Once every four years, the Domenic J. Pellicciotti Opera Composition Prize is awarded to a composer/librettist team developing an operatic work which explores and celebrates themes of tolerance, inclusion or diversity. Winning teams earn a commission and production award with the premiere of their work at the Crane School of Music. The prize was founded by Gary C. Jaquay to honor his life partner Domenic J. Pellicciotti, an ardent fan of opera.

The premiere of the first winners of the Pellicciotti Opera Composition Prize took place in November 2014, with the second cycle completed in November 2018 with the premiere of Tom Cipullo's Mayo.

The following is a list of the winning works:

- Computing Venus (Timothy C. Takach, Libretto by Caitlin Vincent), Nov. 2024
- Mayo (Tom Cipullo), Nov. 2018
- In a Mirror, Darkly (Christopher Weiss, Libretto by S. O’Duinn Magee), Nov. 2014
- The Fox and the Pomegranate (Matt Frey, Libretto by Daniel J. Kushner), Nov. 2014
- A Letter to East 11th Street (Martin Hennessey, Libretto by Mark Campbell), Nov. 2014

==Community Performance Series==
Crane has played home to the Community Performance Series (CPS) since 1989. CPS brings outside artists in to perform at Crane. Often a visiting artist will also conduct a master class during their time at the school.
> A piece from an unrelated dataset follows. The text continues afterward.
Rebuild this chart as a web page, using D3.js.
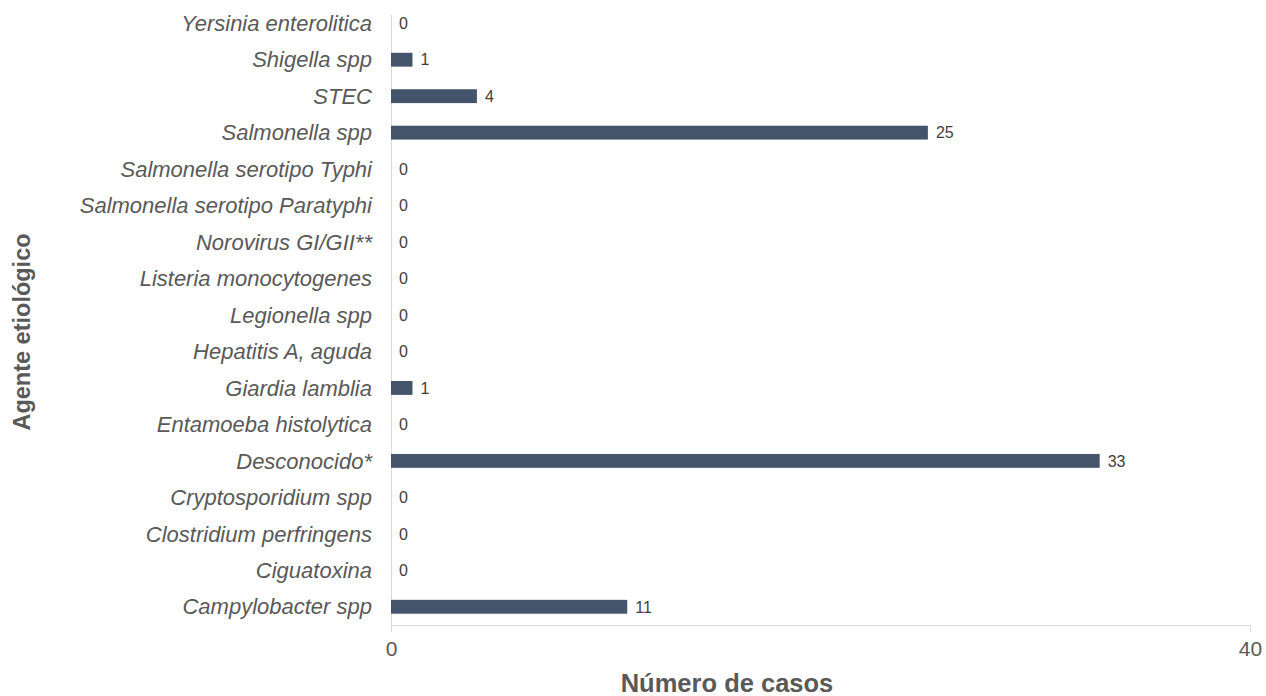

A pre-concert lecture is also given by a member of the faculty on the evening of the concert.

==Notable faculty and alumni==
- Stephanie Blythe (1992) – operatic mezzo-soprano and contralto
- Michael J. Colburn – 27th Director of the United States Marine Band
- Daniel Decker – composer and recording artist
- Renée Fleming (1981) – operatic soprano
- Stacey Fox (1987 and 1989) - percussionist, composer, filmmaker and animator
- Arthur Frackenpohl – Professor Emeritus
- John Geggie – bassist
- Donald George – American operatic tenor
- Dan Graser – soprano saxophonist for the Sinta Quartet, Associate Professor of Saxophone Grand Valley State University
- Brock McElheran – professor emeritus
- Barton McLean – composer
- John O'Reilly - composer
- David Pittman-Jennings - American opera singer
- Jessica Suchy-Pilalis – harpist, Byzantine singer and composer
- Lisa Vroman (1979) – musical theatre and opera crossover
- Jay Wanamaker – President and CEO, Roland Corporation U.S.